4.2.3 Pickling Cucumbers

Kavdir et al. (2007) developed a nondestructive method for measuring the firmness, skin and flesh color, and dry matter content of pickling cucumbers by means of visible and near-infrared (Vis/NIR) spectroscopy. Partial least squares method was used as calibration models for predicting firmness, skin and flesh chroma and hue, and dry matter content. The coefficient of determination (R 2) of 0.67–0.70 for firmness was obtained. Vis/NIR measurements had good correlations with skin chroma (R 2 = 0.89 and 0.83 for calibration and validation, respectively) and hue (R 2 = 0.76 for calibration and validation). Promising results were obtained in predicting dry matter content of the cucumbers with R 2 = 0.65 in validation. Result showed that visible and NIR spectroscopy is potentially useful for sorting and grading pickling cucumbers.

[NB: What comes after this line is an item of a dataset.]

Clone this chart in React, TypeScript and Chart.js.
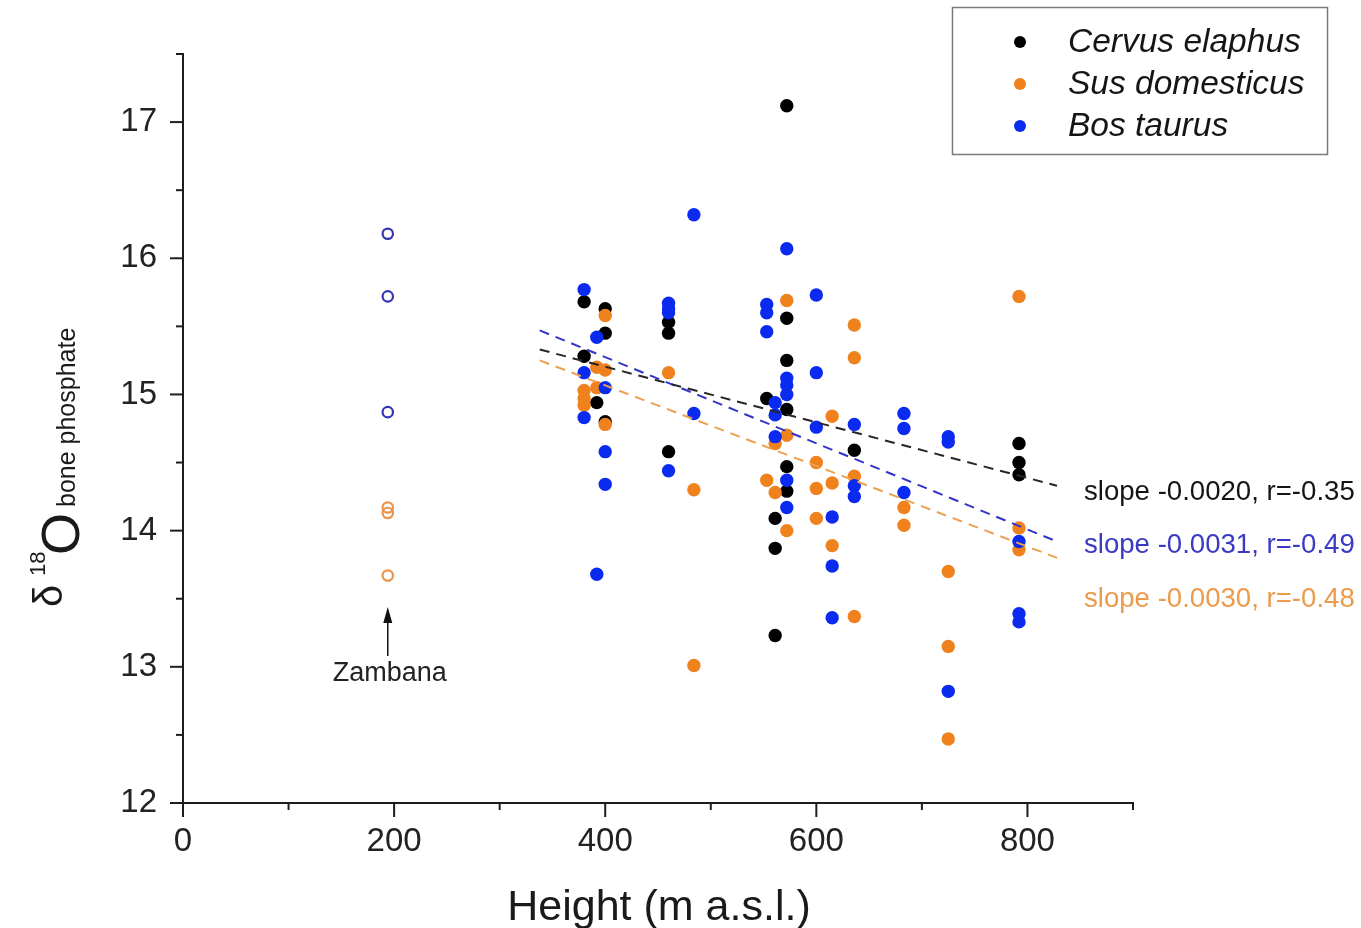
import React, { useEffect, useRef } from 'react';
import { Chart, registerables } from 'chart.js';

Chart.register(...registerables);

const FONT = '"Liberation Sans", Arial, Helvetica, sans-serif';

// Cervus elaphus
const cervusHeight = [380, 380, 392, 400, 400, 400, 460, 460, 460, 553, 561, 561, 561, 572, 572, 572, 572, 572, 572, 636, 792, 792, 792];
const cervusD18O = [15.68, 15.28, 14.94, 15.63, 15.45, 14.8, 15.53, 15.45, 14.58, 14.97, 14.09, 13.87, 13.23, 17.12, 15.56, 15.25, 14.89, 14.47, 14.29, 14.59, 14.64, 14.5, 14.41];

// Sus domesticus
const susHeight = [380, 380, 380, 392, 392, 400, 400, 400, 460, 484, 484, 553, 561, 561, 572, 572, 572, 600, 600, 600, 615, 615, 615, 636, 636, 636, 636, 683, 683, 725, 725, 725, 792, 792, 792];
const susD18O = [15.03, 14.97, 14.92, 15.2, 15.05, 15.58, 15.18, 14.78, 15.16, 14.3, 13.01, 14.37, 14.64, 14.28, 15.69, 14.7, 14.0, 14.5, 14.31, 14.09, 14.84, 14.35, 13.89, 15.51, 15.27, 14.4, 13.37, 14.17, 14.04, 13.7, 13.15, 12.47, 15.72, 14.02, 13.86];

// Bos taurus
const bosHeight = [380, 380, 380, 392, 392, 400, 400, 400, 460, 460, 460, 460, 484, 484, 553, 553, 553, 561, 561, 561, 572, 572, 572, 572, 572, 572, 600, 600, 600, 615, 615, 615, 636, 636, 636, 683, 683, 683, 725, 725, 725, 792, 792, 792];
const bosD18O = [15.77, 15.16, 14.83, 15.42, 13.68, 15.05, 14.58, 14.34, 15.67, 15.63, 15.6, 14.44, 16.32, 14.86, 15.66, 15.6, 15.46, 14.94, 14.85, 14.69, 16.07, 15.12, 15.07, 15.0, 14.37, 14.17, 15.73, 15.16, 14.76, 14.1, 13.74, 13.36, 14.78, 14.33, 14.25, 14.86, 14.75, 14.28, 14.69, 14.65, 12.82, 13.92, 13.39, 13.33];

// Zambana (open symbols)
const zambanaBosHeight = [194, 194, 194];
const zambanaBosD18O = [16.18, 15.72, 14.87];
const zambanaSusHeight = [194, 194, 194];
const zambanaSusD18O = [14.17, 14.13, 13.67];

// Regression lines
const trendHeight = [338, 828];
const cervusTrend = [15.33, 14.33];
const bosTrend = [15.47, 13.92];
const susTrend = [15.25, 13.8];

const seriesNames = ['Cervus elaphus', 'Sus domesticus', 'Bos taurus'];
const slopeLabels = ['slope -0.0020, r=-0.35', 'slope -0.0031, r=-0.49', 'slope -0.0030, r=-0.48'];

const xMajorTicks = [0, 200, 400, 600, 800];
const xMinorTicks = [100, 300, 500, 700, 900];
const yMajorTicks = [12, 13, 14, 15, 16, 17];
const yMinorTicks = [12.5, 13.5, 14.5, 15.5, 16.5, 17.5];

const BLACK = '#000000';
const ORANGE = '#f0821e';
const BLUE = '#0a2af0';
const BLUE_OPEN = '#3434b4';
const ORANGE_OPEN = '#e8944a';
const AXIS = '#1e1e1e';

const zip = (xs: number[], ys: number[]) => xs.map((x, i) => ({ x, y: ys[i] }));

const decorPlugin = {
  id: 'decor',
  afterDraw(chart: any) {
    const ctx = chart.ctx as CanvasRenderingContext2D;
    const xs = chart.scales.x;
    const ys = chart.scales.y;
    const left = chart.chartArea.left;
    const bottom = chart.chartArea.bottom;
    ctx.save();
    ctx.strokeStyle = AXIS;
    ctx.lineWidth = 2;
    ctx.lineCap = 'butt';
    const seg = (x1: number, y1: number, x2: number, y2: number) => {
      ctx.beginPath();
      ctx.moveTo(x1, y1);
      ctx.lineTo(x2, y2);
      ctx.stroke();
    };
    // axes
    seg(left, bottom + 1, left, ys.getPixelForValue(17.5) - 1);
    seg(left - 1, bottom, xs.getPixelForValue(900) + 1, bottom);
    yMajorTicks.forEach((v) => { const p = ys.getPixelForValue(v); seg(left - 13, p, left, p); });
    yMinorTicks.forEach((v) => { const p = ys.getPixelForValue(v); seg(left - 7, p, left, p); });
    xMajorTicks.forEach((v) => { const p = xs.getPixelForValue(v); seg(p, bottom, p, bottom + 14); });
    xMinorTicks.forEach((v) => { const p = xs.getPixelForValue(v); seg(p, bottom, p, bottom + 7); });

    // x title
    ctx.fillStyle = '#1a1a1a';
    ctx.font = `43px ${FONT}`;
    ctx.textAlign = 'center';
    ctx.textBaseline = 'alphabetic';
    ctx.fillText('Height (m a.s.l.)', 659, 920);

    // y title (rotated)
    ctx.save();
    ctx.translate(0, 607);
    ctx.rotate(-Math.PI / 2);
    ctx.textAlign = 'left';
    ctx.font = `40px ${FONT}`;
    ctx.fillText('\u03b4', 0, 62);
    ctx.font = `22px ${FONT}`;
    ctx.fillText('18', 31, 45);
    ctx.font = `54px ${FONT}`;
    ctx.fillText('O', 52, 79);
    ctx.font = `25px ${FONT}`;
    ctx.fillText('bone phosphate', 100, 75);
    ctx.restore();

    // Legend
    ctx.strokeStyle = '#7a7a7a';
    ctx.lineWidth = 1.5;
    ctx.strokeRect(952.5, 7.5, 375, 147);
    const legendColors = [BLACK, ORANGE, BLUE];
    const rowsY = [42, 84, 126];
    ctx.textAlign = 'left';
    ctx.textBaseline = 'middle';
    seriesNames.forEach((name, i) => {
      ctx.fillStyle = legendColors[i];
      ctx.beginPath();
      ctx.arc(1020, rowsY[i], 6, 0, Math.PI * 2);
      ctx.fill();
      ctx.fillStyle = '#151515';
      ctx.font = `italic 33.5px ${FONT}`;
      ctx.fillText(name, 1068, rowsY[i] + 1);
    });

    // slope annotations
    const slopeColors = ['#151515', '#3a3ac4', '#ec9a4c'];
    const slopeY = [492, 545, 599];
    ctx.font = `27.6px ${FONT}`;
    slopeLabels.forEach((t, i) => {
      ctx.fillStyle = slopeColors[i];
      ctx.fillText(t, 1084, slopeY[i]);
    });

    // Zambana arrow + label
    const ax = xs.getPixelForValue(194);
    ctx.strokeStyle = '#111';
    ctx.lineWidth = 1.5;
    seg(ax, 656, ax, 618);
    ctx.fillStyle = '#111';
    ctx.beginPath();
    ctx.moveTo(ax, 607);
    ctx.lineTo(ax - 4.5, 623);
    ctx.lineTo(ax + 4.5, 623);
    ctx.closePath();
    ctx.fill();
    ctx.font = `27px ${FONT}`;
    ctx.textAlign = 'center';
    ctx.fillStyle = '#222';
    ctx.fillText('Zambana', ax + 2, 674);

    ctx.restore();
  },
};

export default function App() {
  const canvasRef = useRef<HTMLCanvasElement | null>(null);

  useEffect(() => {
    if (!canvasRef.current) return;
    const scatter = (label: string, data: any[], color: string, order: number) => ({
      type: 'scatter' as const,
      label,
      data,
      backgroundColor: color,
      borderColor: color,
      borderWidth: 0,
      pointRadius: 6.7,
      pointHoverRadius: 6.7,
      order,
    });
    const openPts = (label: string, data: any[], color: string) => ({
      type: 'scatter' as const,
      label,
      data,
      backgroundColor: 'rgba(255,255,255,0)',
      borderColor: color,
      borderWidth: 2.2,
      pointRadius: 5.2,
      order: 5,
    });
    const trend = (label: string, data: any[], color: string) => ({
      type: 'line' as const,
      label,
      data,
      borderColor: color,
      borderWidth: 2,
      borderDash: [10, 7],
      pointRadius: 0,
      fill: false,
      order: 0,
    });

    const chart = new Chart(canvasRef.current, {
      type: 'scatter',
      data: {
        datasets: [
          trend('Cervus trend', zip(trendHeight, cervusTrend), '#262626'),
          trend('Bos trend', zip(trendHeight, bosTrend), '#3434c8'),
          trend('Sus trend', zip(trendHeight, susTrend), '#eca050'),
          scatter(seriesNames[0], zip(cervusHeight, cervusD18O), BLACK, 3),
          scatter(seriesNames[1], zip(susHeight, susD18O), ORANGE, 2),
          scatter(seriesNames[2], zip(bosHeight, bosD18O), BLUE, 1),
          openPts('Zambana Bos', zip(zambanaBosHeight, zambanaBosD18O), BLUE_OPEN),
          openPts('Zambana Sus', zip(zambanaSusHeight, zambanaSusD18O), ORANGE_OPEN),
        ] as any,
      },
      options: {
        animation: false,
        responsive: false,
        devicePixelRatio: 1,
        layout: { padding: { top: 54, right: 228, left: 0, bottom: 0 } },
        plugins: {
          legend: { display: false },
          tooltip: { enabled: false },
        },
        scales: {
          x: {
            type: 'linear',
            min: 0,
            max: 900,
            grid: { display: false, drawTicks: false },
            border: { display: false },
            ticks: {
              stepSize: 200,
              includeBounds: false,
              padding: 19,
              color: '#222',
              font: { family: FONT, size: 33 },
              maxRotation: 0,
            },
            afterFit: (s: any) => { s.height = 125; },
          },
          y: {
            type: 'linear',
            min: 12,
            max: 17.5,
            grid: { display: false, drawTicks: false },
            border: { display: false },
            ticks: {
              stepSize: 1,
              includeBounds: false,
              padding: 26,
              color: '#222',
              font: { family: FONT, size: 33 },
            },
            afterFit: (s: any) => { s.width = 183; },
          },
        },
      } as any,
      plugins: [decorPlugin],
    });
    return () => chart.destroy();
  }, []);

  return (
    <div style={{ position: 'fixed', left: 0, top: 0, width: 1361, height: 928, background: '#fff' }}>
      <canvas ref={canvasRef} width={1361} height={928} style={{ width: 1361, height: 928, display: 'block' }} />
    </div>
  );
}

Mechanical injury often causes hidden internal damage to pickling cucumbers, which lowers the quality of pickled products and can incur economic losses to the processor. Ariana et al. (2006) used a near-infrared hyperspectral imaging system to capture hyperspectral images from pickling cucumbers in the spectral region of 900–1700 nm. Principal component analysis (PCA), band ratio, and band difference were applied in the image processing to segregate bruised cucumbers from normal cucumbers. Best detection accuracies from the PCA were achieved when a bandwidth of 8.8 nm and the spectral region of 950–1350 nm were selected. The detection accuracies from the PCA decreased from 95 to 75% over the period of 6 days after bruising. The best band ratio of 988 and 1085 nm had detection accuracies between 93 and 82%, whereas the best band difference of 1346 and 1425 nm had accuracies between 89 and 84%. The general classification performance analysis suggested that the band ratio and difference methods had similar performance, but they were better than the PCA.